Tour 4: Investigating Triangle Centers

In this tour, you'll continue honing your skills at geometric construction by constructing a triangle's centroid and other classical triangle centers. Then you'll harness Sketchpad's power in two important new ways: first, by turning your constructions into custom tools, then by making a multi-page document. 
 

What You Will Learn

Constructing a Centroid

  1. Set up Sketchpad so that points are automatically labeled when constructed.
    To do this, choose Preferences from the Edit menu, go to the Text panel, and check For All New Points. Before clicking OK, you may want to explore what other options are available in Preferences.

  2. Use the Segment tool to construct a triangle.

  3. Construct the midpoints of the three sides.
    A shortcut: With the Segment tool active, choose Select All Segments from the Edit menu. Then choose Midpoints from the Construct menu; all three midpoints are constructed at once.

  4. Use the Segment tool to construct just two of the triangle's three medians. (A median connects a vertex with the midpoint on the opposite side.)

  5. Using the Point tool or the Selection Arrow tool, click at the intersection of the two medians. This constructs the point of intersection.

  6. Label the intersection point "Centroid." Before clicking OK, check Use Label In Custom Tools. (You'll see why soon.)

  7. Construct the third median.

You're ready to make a conjecture: The three medians in a triangle intersect in a single point. But is that true in all triangles?

  1. Use the Drag Test to test your conjecture.
    You can also select the entire figure and choose Animate Objects from the Display menu.

Turning It into a Custom Tool

It doesn't take too long to construct a centroid, but if you needed to construct a lot of them for different triangles, it would be nice to do so quickly. Custom tools allow you to do just that, as you'll see in the next section.

  1. Select the entire figure. (Either choose Select All from the Edit menu or use a Selection Rectangle.)

  2. Choose Create New Tool from the Custom Tools menu (the bottom tool in the Toolbox). Name the tool Centroid and click OK.

  3. Click on the Custom Tools icon to choose your new tool. Now click three times in the sketch plane. You should get a construction just like the original one.

  4. Use the tool a few more times, clicking sometimes in blank space and other times on existing points or segments. Choose Undo Centroid and then Redo Centroid from the Edit menu and notice that these undo and redo the entire construction at once. Notice also that while most of the points are given new labels, the centroid is always labeled Centroid. This is because of what you did in step 6.

  5. Choose the Selection Arrow tool and click in blank space to deselect all objects. Then choose Show Script View from the Custom Tools menu. You'll see a window called Centroid Script. This is a readable description of the construction performed by the custom tool Centroid. Take a moment to look through the script and see how it relates to the construction.
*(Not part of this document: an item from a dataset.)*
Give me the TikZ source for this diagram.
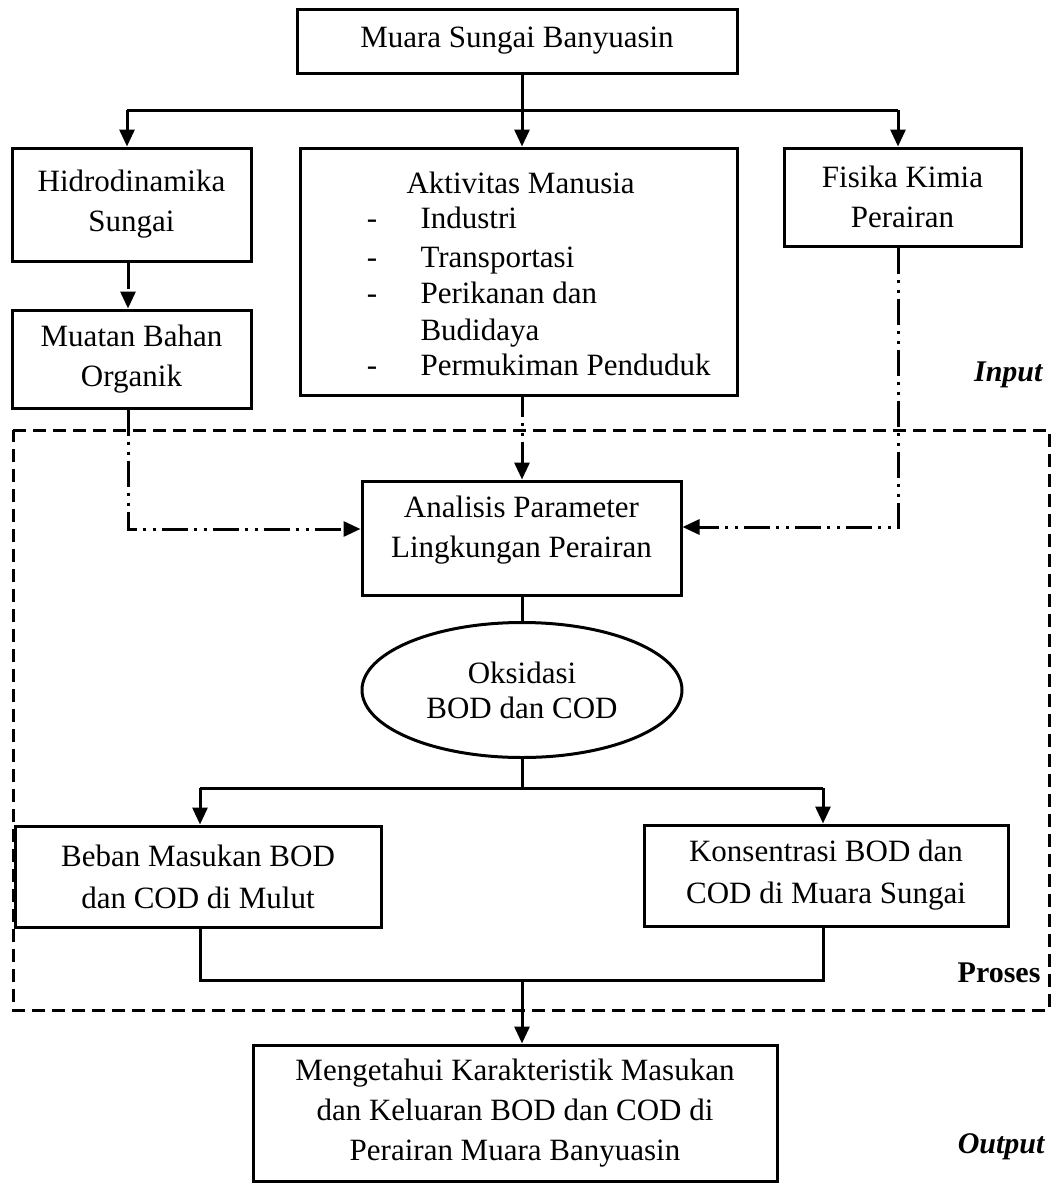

  6. Move the Script View window off to the side (by dragging it by its title bar) but don't close it. Select three points in the sketch. All three Givens should be highlighted in the Script View window and you should see two new buttons at the bottom of the window.

  7. Click on the Next Step button as many times as it takes to get through the entire script. "Stepping" through a script is a great way to understand how an unfamiliar tool works or to check student work.

Creating a Multi-Page Document

When you visit a web site, it's rare to see all the content on one page -- it's usually distributed over many linked pages. Similarly, in Sketchpad, you can create multi-page documents with several pages of related content. Students can use multi-page documents to create portfolios of their Sketchpad work.

  1. Clean up your sketch a bit, perhaps by Undoing back to the point at which there was just one triangle with its medians and centroid.

  2. Choose Document Options from the File menu. In the dialog box that appears, choose Blank Page from the Add Page popup menu, then click OK. You’ll now be on page 2 of a two-page Sketchpad document.

  3. Click on the tab marked "1" at the bottom of the window to go back to the previous page, then return to the new, blank page.

  4. Choose one of the three remaining classical triangle centers listed below. Construct it on page 2 of your document using the Toolbox tools and Construct menu commands. Then turn your construction into a new custom tool, just as you did with the centroid.

Circumcenter: The point of concurrency (intersection) of the perpendicular bisectors of the three sides of a triangle.
Incenter: The point of concurrency of the three angle bisectors in a triangle.
Orthocenter: The point of concurrency of the three altitudes in a triangle.